What are the main technique differences between open water and pool swimming?
Open water swimming requires different techniques and skills compared to swimming in a pool. You’ll need to learn how to sight efficiently to navigate in cloudier waters and improve your breathing techniques to minimize water intake. Additionally, open water swimming often involves dealing with waves, currents, and other environmental factors that can influence your stroke and body positioning. In a pool, you can focus on technique and pace in controlled, calm water.
Why do people tend to swim slower in open water compared to a pool?
Swimming in open water can be harder for a variety of reasons. The uncontrolled water conditions, such as waves and currents, can slow you down and affect your stroke efficiency. You also have to navigate and adjust your body position more frequently in open water, which can further reduce your speed.
Is it more challenging to swim in a lake or ocean than a swimming pool?
Yes, swimming in a lake or ocean is generally more challenging than swimming in a pool. Open water environments have uncontrollable factors like waves, currents, water temperature fluctuations, and lower visibility. These challenges require a different skill set and make it harder to maintain a consistent pace and technique compared to pool swimming.
What are the disadvantages of open water swimming compared to pool swimming?
Some disadvantages of open water swimming include dealing with unpredictable water conditions and environmental factors, the potential for disorientation due to lower visibility, increased difficulty in maintaining a consistent pace, and potential hazards such as marine life or debris.
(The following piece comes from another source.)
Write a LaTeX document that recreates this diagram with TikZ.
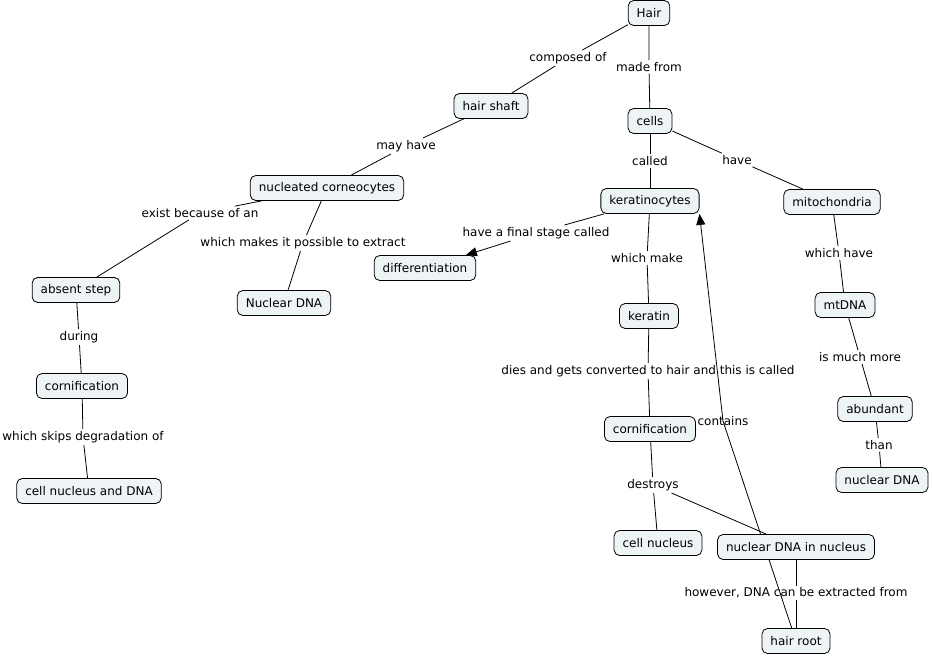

Pool swimming offers a more controlled environment, allowing you to focus on technique and pace without these extra challenges.
How do open water and pool swimming times typically compare?
Open water swimming times can be harder to compare with pool swimming times due to the differences in conditions, navigation, and environmental factors. Your open water swim times may be slower as a result of these challenges and the need to modify your technique to accommodate the unique open water conditions.